Hebrew text displayed backwards
dotancohen opened this issue · comments
This tool is terrific, thank you.
Highlighted and underlined Hebrew text are displayed backwards. Interestingly, the title blurb preceding the highlighted text is not backwards.
Find attached a PDF file, created in LibreOffice Writer, with the following structure:
שלום, עולם.
# כותרת
זה קובץ לבדיקה, אני סתם כותב משהו כאן.
## עוד כותרת
אין שמש גשם יש רק צל.
I've then highlighted the text אני סתם כותב
under the first heading and שמש גשם
under the second heading.
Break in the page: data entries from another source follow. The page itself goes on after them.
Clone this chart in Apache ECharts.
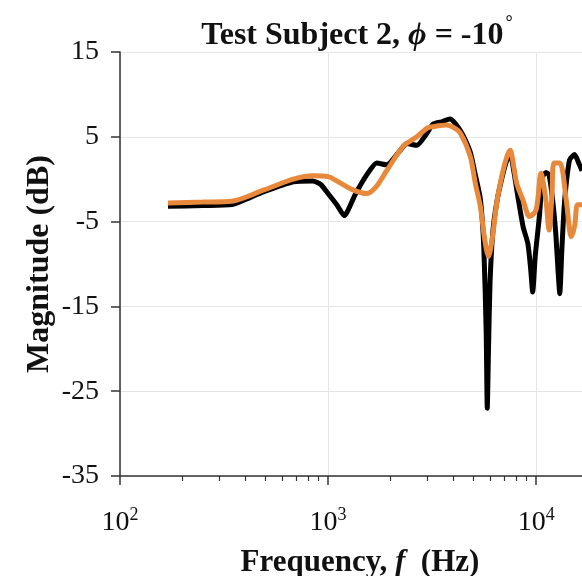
<!DOCTYPE html>
<html><head><meta charset="utf-8">
<script src="https://cdn.jsdelivr.net/npm/echarts@6/dist/echarts.min.js"></script>
<style>html,body{margin:0;padding:0;background:#fff}#c{width:582px;height:576px}</style>
</head><body><div id="c"></div>
<script>
const freqBlack = [170,250,344,488,681,844,920,1000,1100,1195,1350,1533,1713,1912,2220,2390,2670,2980,3200,3550,3850,4080,4400,4820,5100,5390,5600,5750,5820,5900,6000,6200,6490,6900,7240,7500,7800,8170,8650,9120,9400,9620,9900,10360,10740,11150,11530,12000,12420,12750,12980,13300,13700,14470,15280,16140,16600];
const magBlack = [-3.2,-3.1,-3.0,-1.5,-0.3,-0.2,-0.6,-1.7,-3.0,-4.3,-1.8,0.5,1.9,1.7,3.4,4.2,4.0,5.4,6.5,6.8,7.1,6.6,5.4,3.2,0.5,-2.3,-8.0,-18,-27.0,-20,-12.2,-6,-2.5,0.5,2.3,3.0,1.0,-2.1,-5.6,-7.6,-10.5,-13.3,-9,-4.4,0.3,0.8,0.5,-2.5,-6.4,-11,-13.5,-8,-2.5,2.3,2.9,1.7,1.0];
const freqOrange = [170,250,344,488,681,850,1000,1100,1300,1533,1700,1912,2300,2670,2980,3200,3710,4000,4330,4820,5100,5390,5650,5900,6150,6490,6900,7240,7500,7800,8060,8650,9300,10000,10540,11140,11530,11900,12180,12980,13950,14730,15300,15800,16600];
const magOrange = [-2.8,-2.7,-2.6,-1.3,0.0,0.4,0.3,-0.2,-1.2,-1.7,-0.9,1.0,3.9,5.0,6.0,6.2,6.4,6.1,5.4,2.7,-0.5,-3.2,-7,-9.1,-7,-2.5,0.8,2.7,3.4,1.5,-0.5,-2.5,-4.4,-3.6,0.7,-2.5,-6.0,-2,1.9,1.9,-2.5,-6.8,-5.5,-3.0,-3.0];
const xMajorTicks = [100,1000,10000];
const xMinorTicks = [200,300,400,500,600,700,800,900,2000,3000,4000,5000,6000,7000,8000,9000];
const yTicks = [-35,-25,-15,-5,5,15];

const FONT = 'Liberation Serif';
const zip = (a,b)=>a.map((v,i)=>[v,b[i]]);
const chart = echarts.init(document.getElementById('c'), null, {renderer:'canvas'});
const supRich = {
  base:{fontFamily:FONT,fontSize:28,color:'#111'},
  sup:{fontFamily:FONT,fontSize:18,color:'#111',padding:[0,0,16,0]}
};
chart.setOption({
  animation:false,
  backgroundColor:'#fff',
  title:{
    text:'{b|Test Subject 2, }{i|ϕ}{b| = -10}{s|°}',
    left:352, top:9, textAlign:'center',
    textStyle:{rich:{
      b:{fontFamily:FONT,fontWeight:'bold',fontSize:32,color:'#111'},
      i:{fontFamily:FONT,fontWeight:'bold',fontStyle:'italic',fontSize:32,color:'#111'},
      s:{fontFamily:FONT,fontWeight:'bold',fontSize:18,color:'#111',padding:[0,0,26,2]}
    }}
  },
  grid:{left:120,right:0,top:52,bottom:100,containLabel:false,outerBoundsMode:'none'},
  xAxis:[{
    type:'log', logBase:10, min:100, max:16600,
    name:'{b|Frequency, }{i|f}{b|  (Hz)}', nameLocation:'middle', nameGap:71, nameMoveOverlap:false,
    nameTextStyle:{padding:[0,0,0,18],rich:{
      b:{fontFamily:FONT,fontWeight:'bold',fontSize:31,color:'#111'},
      i:{fontFamily:FONT,fontWeight:'bold',fontStyle:'italic',fontSize:31,color:'#111'}
    }},
    axisLine:{show:true,onZero:false,lineStyle:{color:'#333',width:1.5}},
    axisTick:{show:true,inside:false,length:9,customValues:xMajorTicks,lineStyle:{color:'#333',width:1.5}},
    axisLabel:{show:true,margin:30,customValues:xMajorTicks,
      formatter:v=>'{base|10}{sup|'+Math.round(Math.log10(v))+'}',rich:supRich},
    splitLine:{show:true,lineStyle:{color:'#e6e6e6',width:1}}
  },{
    type:'log', logBase:10, min:100, max:16600, gridIndex:0, position:'bottom',
    axisLine:{show:false,onZero:false},
    axisTick:{show:true,inside:false,length:5,customValues:xMinorTicks,lineStyle:{color:'#333',width:1.2}},
    axisLabel:{show:false},
    splitLine:{show:false}
  }],
  yAxis:{
    type:'value', min:-35, max:15, interval:10,
    name:'Magnitude (dB)', nameLocation:'middle', nameGap:64, nameRotate:90, nameMoveOverlap:false,
    nameTextStyle:{fontFamily:FONT,fontWeight:'bold',fontSize:32,color:'#111'},
    axisLine:{show:true,onZero:false,lineStyle:{color:'#333',width:1.5}},
    axisTick:{show:true,inside:false,length:9,lineStyle:{color:'#333',width:1.5}},
    axisLabel:{fontFamily:FONT,fontSize:28,color:'#111',margin:21},
    splitLine:{show:true,lineStyle:{color:'#e6e6e6',width:1}}
  },
  series:[{
    type:'line', name:'black', data:zip(freqBlack,magBlack), showSymbol:false, smooth:0.2,
    lineStyle:{color:'#000',width:5}, z:2
  },{
    type:'line', name:'orange', data:zip(freqOrange,magOrange), showSymbol:false, smooth:0.3,
    lineStyle:{color:'#E8883A',width:5}, z:3
  }]
});
</script></body></html>
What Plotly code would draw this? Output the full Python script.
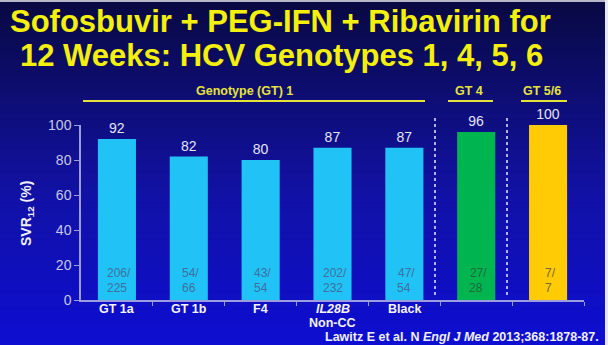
import plotly.graph_objects as go

categories = ["GT 1a", "GT 1b", "F4", "<i>IL28B</i><br>Non-CC", "Black", "", ""]
svr_values = [92, 82, 80, 87, 87, 96, 100]
responders = [206, 54, 43, 202, 47, 27, 7]
totals = [225, 66, 54, 232, 54, 28, 7]
bar_colors = ["#21C3F6", "#21C3F6", "#21C3F6", "#21C3F6", "#21C3F6", "#00B550", "#FFCB05"]
count_colors = ["#3F6F9E", "#3F6F9E", "#3F6F9E", "#3F6F9E", "#3F6F9E", "#1E6A3C", "#7A6A2E"]
group_labels = ["Genotype (GT) 1", "GT 4", "GT 5/6"]

W, H = 608, 345
ML, MR, MT, MB = 81, 24, 125, 45
PW = W - ML - MR
PH = H - MT - MB


def px(xp):
    return (xp - ML) / PW


def py(yp):
    return (H - MB - yp) / PH


# pixel layout of group headers: (line start, line end, label centre)
group_spans = [(83, 425, 244), (448, 493, 469), (521, 567, 542)]
separator_px = [435, 507]

fig = go.Figure()
fig.add_trace(go.Bar(
    x=list(range(len(svr_values))), y=svr_values, width=0.53,
    marker=dict(color=bar_colors, line=dict(width=0)),
    text=[str(v) for v in svr_values], textposition="outside",
    textfont=dict(family="Liberation Sans, Arial", size=14, color="#E4E4F2"),
    cliponaxis=False, hoverinfo="skip",
))

shapes = []
stops = [(0, (9, 9, 66)), (100, (14, 14, 118)), (200, (18, 18, 168)), (345, (14, 14, 210))]
N = 46
for i in range(N):
    p0 = H * i / N
    p1 = H * (i + 1) / N
    pm = (p0 + p1) / 2
    for k in range(len(stops) - 1):
        if stops[k][0] <= pm <= stops[k + 1][0]:
            a, ca = stops[k]
            b, cb = stops[k + 1]
            t = (pm - a) / (b - a)
            c = tuple(int(ca[j] + (cb[j] - ca[j]) * t) for j in range(3))
            break
    shapes.append(dict(type="rect", xref="paper", yref="paper",
                       x0=px(-2), x1=px(W + 2), y0=py(p1) - 0.002, y1=py(p0) + 0.002,
                       fillcolor="rgb(%d,%d,%d)" % c, line=dict(width=0), layer="below"))
shapes.append(dict(type="line", xref="paper", yref="paper", x0=px(0), x1=px(W), y0=py(1), y1=py(1),
                   line=dict(color="#B8B8C8", width=2), layer="above"))
shapes.append(dict(type="line", xref="paper", yref="paper", x0=px(606.5), x1=px(606.5), y0=py(H), y1=py(0),
                   line=dict(color="#E8E8F0", width=3), layer="above"))
for (a, b, _) in group_spans:
    shapes.append(dict(type="line", xref="paper", yref="paper", x0=px(a), x1=px(b), y0=py(101), y1=py(101),
                       line=dict(color="#E6E23C", width=2)))
for s in separator_px:
    shapes.append(dict(type="line", xref="paper", yref="paper", x0=px(s), x1=px(s), y0=py(295), y1=py(118),
                       line=dict(color="#E8E8F4", width=1.5, dash="dot")))

FONT = "Liberation Sans, Arial"
annotations = []
annotations.append(dict(text="<b>Sofosbuvir + PEG-IFN + Ribavirin for</b>", xref="paper", yref="paper",
                        x=px(8), y=py(21), xanchor="left", yanchor="middle",
                        showarrow=False, font=dict(family=FONT, size=31, color="#F4F00C")))
annotations.append(dict(text="<b>12 Weeks: HCV Genotypes 1, 4, 5, 6</b>", xref="paper", yref="paper",
                        x=px(18), y=py(56), xanchor="left", yanchor="middle",
                        showarrow=False, font=dict(family=FONT, size=31, color="#F4F00C")))
for lbl, (a, b, cx) in zip(group_labels, group_spans):
    annotations.append(dict(text="<b>%s</b>" % lbl, xref="paper", yref="paper", x=px(cx), y=py(91),
                            xanchor="center", yanchor="middle", showarrow=False,
                            font=dict(family=FONT, size=12.5, color="#E6E23C")))
for i, (r, t) in enumerate(zip(responders, totals)):
    annotations.append(dict(text="%d/" % r, xref="x", yref="y", x=i + 0.03, y=0,
                            xanchor="center", yanchor="middle", yshift=27, showarrow=False,
                            font=dict(family=FONT, size=12, color=count_colors[i])))
    annotations.append(dict(text="%d" % t, xref="x", yref="y", x=i, y=0,
                            xanchor="center", yanchor="middle", yshift=12, showarrow=False,
                            font=dict(family=FONT, size=12, color=count_colors[i])))
for i, cat in enumerate(categories):
    for j, line in enumerate(cat.split("<br>")):
        if not line:
            continue
        annotations.append(dict(text="<b>%s</b>" % line, xref="x", yref="y", x=i, y=0,
                                xanchor="center", yanchor="middle", yshift=-(9 + 13.5 * j), showarrow=False,
                                font=dict(family=FONT, size=12.5, color="#F4F4FA")))
annotations.append(dict(text="<b>Lawitz E et al. N <i>Engl J Med</i> 2013;368:1878-87.</b>",
                        xref="paper", yref="paper", x=px(601), y=py(337),
                        xanchor="right", yanchor="middle", showarrow=False,
                        font=dict(family=FONT, size=12.5, color="#F0F0F8")))
annotations.append(dict(text="<b>SVR<sub>12</sub> (%)</b>", xref="paper", yref="paper",
                        x=px(27), y=py(214), textangle=-90,
                        xanchor="center", yanchor="middle", showarrow=False,
                        font=dict(family=FONT, size=14, color="#F0F0F8")))

fig.update_layout(
    width=W, height=H, margin=dict(l=ML, r=MR, t=MT, b=MB, pad=0),
    paper_bgcolor="rgb(14,14,130)", plot_bgcolor="rgba(0,0,0,0)",
    showlegend=False, shapes=shapes, annotations=annotations,
    xaxis=dict(range=[-0.5, 6.5], showgrid=False, zeroline=False, showticklabels=False,
               showline=True, linecolor="#9C9CE0", linewidth=1.5,
               ticks="outside", tickvals=[0.5, 1.5, 2.5, 3.5, 4.5, 5.5, 6.5], ticklen=4, tickcolor="#9C9CE0"),
    yaxis=dict(range=[0, 100], tickvals=[0, 20, 40, 60, 80, 100], showgrid=False, zeroline=False,
               showline=True, linecolor="#9C9CE0", linewidth=1.5,
               ticks="outside", ticklen=5, tickcolor="#9C9CE0",
               tickfont=dict(family=FONT, size=14, color="#C8C8E4")),
)

fig.write_html("out.html")
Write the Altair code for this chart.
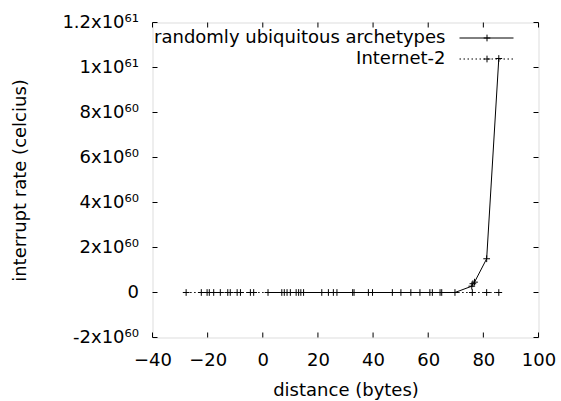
import json
import altair as alt
import pandas as pd

# ---- data ----
s1_name = "randomly ubiquitous archetypes"
s1_x = [1.9, 7.8, 10.0, 13.0, 14.8, 21.4, 25.6, 33.1, 39.8, 47.0, 53.7, 60.6,
        64.9, 69.7, 75.8, 76.2, 76.8, 81.2, 85.6]
s1_y = [0, 0, 0, 0, 0, 0, 0, 0, 0, 0, 0, 0,
        0, 0, 2.8e59, 3.9e59, 4.6e59, 1.5e60, 1.04e61]

s2_name = "Internet-2"
s2_x = [-27.8, -22.3, -20.2, -19.4, -17.8, -15.4, -12.7, -11.8, -9.3, -8.1,
        -4.5, -3.3, 6.9, 8.8, 12.1, 13.8, 23.8, 26.9, 32.6, 38.3, 50.1, 57.0,
        61.5, 64.3, 76.0, 81.2, 85.6]
s2_y = [0] * len(s2_x)

x_ticks = [-40, -20, 0, 20, 40, 60, 80, 100]
y_ticks = [-2e60, 0, 2e60, 4e60, 6e60, 8e60, 1e61, 1.2e61]
y_tick_labels = ["-2x10⁶⁰", "0", "2x10⁶⁰", "4x10⁶⁰", "6x10⁶⁰", "8x10⁶⁰",
                 "1x10⁶¹", "1.2x10⁶¹"]

FONT = "DejaVu Sans"
FS = 18
W, H = 386, 315
TICK = 5

df1 = pd.DataFrame({"x": s1_x, "y": s1_y})
df2 = pd.DataFrame({"x": s2_x, "y": s2_y})

xscale = alt.Scale(domain=[-40, 100], nice=False, zero=False)
yscale = alt.Scale(domain=[-2e60, 1.2e61], nice=False, zero=False)

label_expr = json.dumps(y_tick_labels, ensure_ascii=False) + "[round(datum.value/2e60)+1]"

xaxis = alt.Axis(values=x_ticks, title="distance (bytes)", grid=False, domain=False,
                 ticks=False, tickSize=0, labelPadding=14, labelFont=FONT,
                 labelFontSize=FS, labelColor="black", titleFont=FONT,
                 titleFontSize=FS, titleFontWeight="normal", titleColor="black",
                 titleX=W / 2, titleY=53, titleBaseline="middle", labelFlush=False)
yaxis = alt.Axis(values=y_ticks, title="interrupt rate (celcius)", grid=False,
                 domain=False, ticks=False, tickSize=0, labelPadding=14,
                 labelExpr=label_expr, labelFont=FONT, labelFontSize=FS,
                 labelColor="black", titleFont=FONT, titleFontSize=FS,
                 titleFontWeight="normal", titleColor="black", titleX=-132,
                 titleY=H / 2, titleBaseline="middle", titleAlign="center",
                 titleAngle=270, labelFlush=False)

plus = "M-1,0L1,0M0,-1L0,1"

line1 = alt.Chart(df1).mark_line(color="black", strokeWidth=1).encode(
    x=alt.X("x:Q", scale=xscale, axis=xaxis),
    y=alt.Y("y:Q", scale=yscale, axis=yaxis),
)
pts1 = alt.Chart(df1).mark_point(shape=plus, filled=False, color="black",
                                 size=45, strokeWidth=1, opacity=1).encode(
    x=alt.X("x:Q", scale=xscale), y=alt.Y("y:Q", scale=yscale))

line2 = alt.Chart(df2).mark_line(color="black", strokeWidth=1,
                                 strokeDash=[1.5, 2.5]).encode(
    x=alt.X("x:Q", scale=xscale), y=alt.Y("y:Q", scale=yscale))
pts2 = alt.Chart(df2).mark_point(shape=plus, filled=False, color="black",
                                 size=45, strokeWidth=1, opacity=1).encode(
    x=alt.X("x:Q", scale=xscale), y=alt.Y("y:Q", scale=yscale))

# inward ticks on all four sides
xt = pd.DataFrame({"v": x_ticks})
yt = pd.DataFrame({"v": y_ticks})
tick_bottom = alt.Chart(xt).mark_rule(color="black", strokeWidth=1).encode(
    x=alt.X("v:Q", scale=xscale), y=alt.value(H), y2=alt.value(H - TICK))
tick_top = alt.Chart(xt).mark_rule(color="black", strokeWidth=1).encode(
    x=alt.X("v:Q", scale=xscale), y=alt.value(0), y2=alt.value(TICK))
tick_left = alt.Chart(yt).mark_rule(color="black", strokeWidth=1).encode(
    y=alt.Y("v:Q", scale=yscale), x=alt.value(0), x2=alt.value(TICK))
tick_right = alt.Chart(yt).mark_rule(color="black", strokeWidth=1).encode(
    y=alt.Y("v:Q", scale=yscale), x=alt.value(W), x2=alt.value(W - TICK))

# legend (top right, gnuplot style: label then sample)
def legend_entry(name, ypix, dash):
    d = pd.DataFrame({"label": [name]})
    txt = alt.Chart(d).mark_text(align="right", baseline="middle", font=FONT,
                                 fontSize=FS, color="black").encode(
        text="label:N", x=alt.value(293), y=alt.value(ypix))
    rule_kw = dict(color="black", strokeWidth=1)
    if dash:
        rule_kw["strokeDash"] = dash
    rl = alt.Chart(d).mark_rule(**rule_kw).encode(
        x=alt.value(307), x2=alt.value(361), y=alt.value(ypix))
    pt = alt.Chart(d).mark_point(shape=plus, filled=False, color="black", size=45,
                                 strokeWidth=1, opacity=1).encode(
        x=alt.value(334.5), y=alt.value(ypix))
    return [txt, rl, pt]

leg = legend_entry(s1_name, 15.5, None) + legend_entry(s2_name, 36.5, [1.5, 2.5])

chart = alt.layer(
    line1, pts1, line2, pts2, tick_bottom, tick_top, tick_left, tick_right, *leg
).properties(
    width=W, height=H,
    autosize=alt.AutoSizeParams(type="none"),
    padding={"left": 152.5, "top": 22.5, "right": 22.5, "bottom": 63.5},
).configure_view(stroke="black", strokeWidth=1).configure(background="white")

chart.save("out.html", embed_options={"renderer": "svg", "actions": False})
I used Okular (KDE PDF viewer) for the annotations:
pdfannots.pdf
Here is the output:
$ pdfannots pdfannots.pdf
## Highlights
* Page #1 (כותרת): "בתוכ םתס ינא"
* Page #1 (עוד כותרת): "םשג שמש"
Note that כותרת
and עוד כותרת
are displayed properly, but אני סתם כותב
and שמש גשם
are backwards.
$ pdfannots --version
pdfannots 0.4
$ uname -a
Linux nefora 5.15.0-105-generic #115-Ubuntu SMP Mon Apr 15 09:52:04 UTC 2024 x86_64 x86_64 x86_64 GNU/Linux
Thanks for the report!
In this case the headings are extracted correctly because they come as a string from the PDF metadata. The problem is that pdfminer's text extraction routines don't support right-to-left text: pdfminer/pdfminer.six#515
There are also some similar assumptions in pdfannots that affect things like the relative order that two annotations are reported when they appear on the same line of text. I could probably fix that but the bigger issue is the one linked above.
Thank you.
That bug report points to a fork, PdfMiner.RTL which has experimental RTL support:
https://pypi.org/project/pdfminer.rtl/
I tried it and in general the tool works well.